Doctrine: The movements of those who dwell eternally in heaven or hell will cease, and will be followed by an everlasting rest and stillness. In this state of rest those in heaven will experience all their pleasures and those in hell all their suffering. Abu ‘l-Hudhail was forced into this position in order to overcome a difficulty about the beginning of the universe, namely, that phenomena which have no beginning are like those which have no end as they are both infinite. To this he replied: ‘I do not believe in a movement that has no end, just as I do not believe in a movement that has no beginning; all will turn into an everlasting rest.’

2. Nazzamiya: Ibrahim b. Sayyar b. Hani’ al-Nazzam (775 – 845 CE).

Doctrine: God created all existing things as they are now in the one act of creation: minerals, plants, animals and men. His creation of Adam did not precede that of his posterity except that some of them were put in a latent condition in others. The order of their precedence is simply the result of their coming forth from this hidden state, not that of their creation and coming into being at that time.

The miraculous nature of the Qur’an, according to Nazzam, consists in giving information about past and future events, in averting temptations to challenge the Qur’an, in [God’s] forcibly preventing the Arabs from engaging in such attempts and rendering them incapable. Had they been left to themselves, they would have been able to produce a chapter like one in the Qur’an with its beauty, eloquence and style.

3. Khabitiya: Ahmad b. Khabit (d. 332 H).

Doctrine: They assign to the Messiah one of the divine prerogatives, agreeing with the Christians in their belief that he is the one who will call mankind to a reckoning in the next life. He is the one meant by God’s words: ‘Your Lord comes with angels in their ranks.’ He is also the one who will come in shadowing clouds, and who is referred to by the words of God: ‘Until your Lord comes.’ Again, he is the one of whom the Prophet spoke when he said, ‘God created Adam in the image of the Most Merciful.’ Also when he said, ‘The Most Powerful will put his foot in the fire.’ Ahmad b. Khabit maintained that the Messiah put on a body of flesh.

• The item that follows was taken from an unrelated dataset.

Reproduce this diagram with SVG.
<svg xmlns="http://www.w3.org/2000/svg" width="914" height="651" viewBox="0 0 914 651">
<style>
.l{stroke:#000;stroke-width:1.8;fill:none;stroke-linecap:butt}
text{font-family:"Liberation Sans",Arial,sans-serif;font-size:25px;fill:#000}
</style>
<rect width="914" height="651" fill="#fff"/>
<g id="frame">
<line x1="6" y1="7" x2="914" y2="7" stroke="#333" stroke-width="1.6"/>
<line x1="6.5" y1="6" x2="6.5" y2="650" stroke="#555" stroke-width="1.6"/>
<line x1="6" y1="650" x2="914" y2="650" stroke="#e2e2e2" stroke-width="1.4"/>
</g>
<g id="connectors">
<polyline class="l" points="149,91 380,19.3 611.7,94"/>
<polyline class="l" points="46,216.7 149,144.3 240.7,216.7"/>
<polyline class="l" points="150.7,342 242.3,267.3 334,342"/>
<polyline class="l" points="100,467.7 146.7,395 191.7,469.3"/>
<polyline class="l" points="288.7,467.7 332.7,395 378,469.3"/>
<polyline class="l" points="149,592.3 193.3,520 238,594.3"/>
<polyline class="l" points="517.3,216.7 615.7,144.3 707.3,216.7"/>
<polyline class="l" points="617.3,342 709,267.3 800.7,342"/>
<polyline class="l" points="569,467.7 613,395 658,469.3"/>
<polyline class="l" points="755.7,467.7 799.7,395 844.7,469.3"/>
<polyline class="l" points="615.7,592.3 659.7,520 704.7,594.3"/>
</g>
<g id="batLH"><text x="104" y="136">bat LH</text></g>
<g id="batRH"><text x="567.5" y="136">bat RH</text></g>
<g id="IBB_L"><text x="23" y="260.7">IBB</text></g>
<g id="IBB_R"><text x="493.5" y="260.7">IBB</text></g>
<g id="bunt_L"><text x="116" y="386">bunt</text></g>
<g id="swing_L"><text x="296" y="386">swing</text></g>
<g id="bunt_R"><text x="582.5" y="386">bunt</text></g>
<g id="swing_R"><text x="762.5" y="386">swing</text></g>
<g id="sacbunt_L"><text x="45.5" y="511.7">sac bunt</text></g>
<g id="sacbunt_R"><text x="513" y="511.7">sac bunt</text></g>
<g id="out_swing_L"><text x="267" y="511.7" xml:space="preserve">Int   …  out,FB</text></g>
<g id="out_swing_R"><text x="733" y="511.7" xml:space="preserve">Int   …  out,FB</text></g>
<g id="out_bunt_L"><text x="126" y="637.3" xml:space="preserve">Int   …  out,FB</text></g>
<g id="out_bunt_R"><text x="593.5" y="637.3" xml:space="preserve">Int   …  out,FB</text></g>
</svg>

Ibn Khabit says that every species of animal forms a separate community, according to God’s words: ‘There is not an animal that lives on the earth, nor a bird that flies on its wings but forms part of communities like you.’ To every community, moreover, there is a messenger of its own kind; as God says, ‘There never was a community without a warner having lived among them.’

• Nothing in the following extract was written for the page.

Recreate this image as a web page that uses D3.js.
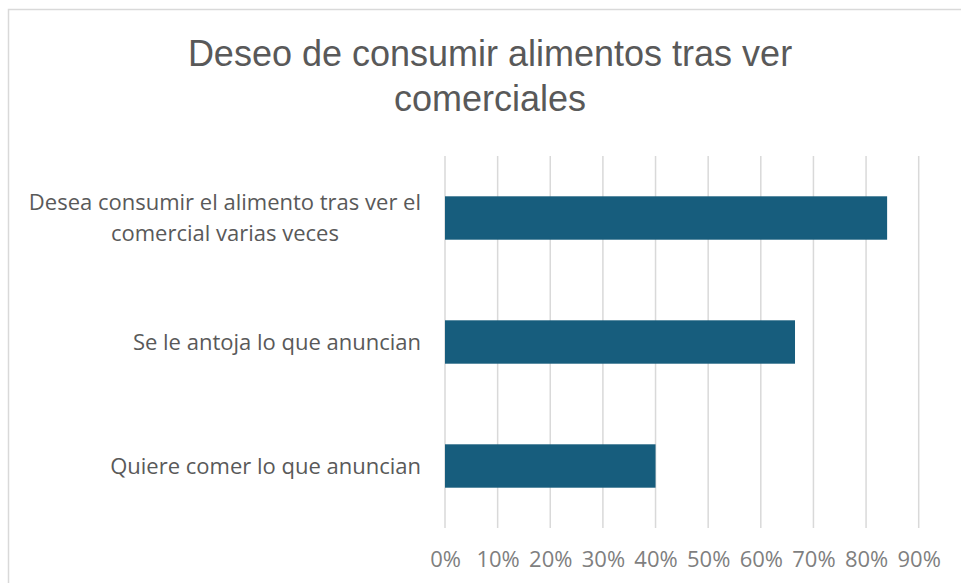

4. Bishriya: Bishr b. al-Mu’tamir (d. 210 H / 825 CE).

Doctrine: Whoever repents of a grave sin and commits it again deserves punishment for the first sin also, because his repentance was accepted on condition that he did not sin again.

5. Mu’ammariya: Mu’ammar b. ‘Abbad al-Sulami (d. 215 H / 830 CE).

Doctrine: It is related of Mu’ammar that he objected to saying that God is qadim (eternal), because the word qadim is taken from qaduma, yaqdumu, hence qadim (active participle). It is, therefore, a verb, as for example, ‘He took from it both what had become old, qaduma, and what was new, hadutha.’ He also said that qadim implies priority in time, whereas God’s existence does not belong to the sphere of time.

6. Murdariya: ‘Isa b. Subaih known as Abu Musa al-Murdar (d. 226 H).

Doctrine: On the question of power he said God can lie and do injustice; and if he did lie or commit an injustice then he would be a lying and unjust God.

With respect to the Qur’an he held that men have power to produce something similar to it in diction, style and excellence of composition.

7. Hishamiya: Hisham b. ‘Amr al-Fuwati (d. 230 H / 845 CE).

Doctrine: An imam, he said, may not be appointed in time of civil war and strife, but may be appointed only when there is concord and peace.

Hisham also held the unusual view that heaven and hell are not yet created, because there is no advantage in their existence if they are both empty, and if no one is enjoying them or suffering in them.

8. Jahiziya: ‘Amr b. Bahr Abu ‘Uthman al-Jahiz (776 – 869 CE).

Doctrine: Among the heresies of al-Jahiz there is also his view that Allah does not cause anyone to enter hell, but that hell attracts its people of itself by its very nature, and then holds on to them of itself forever.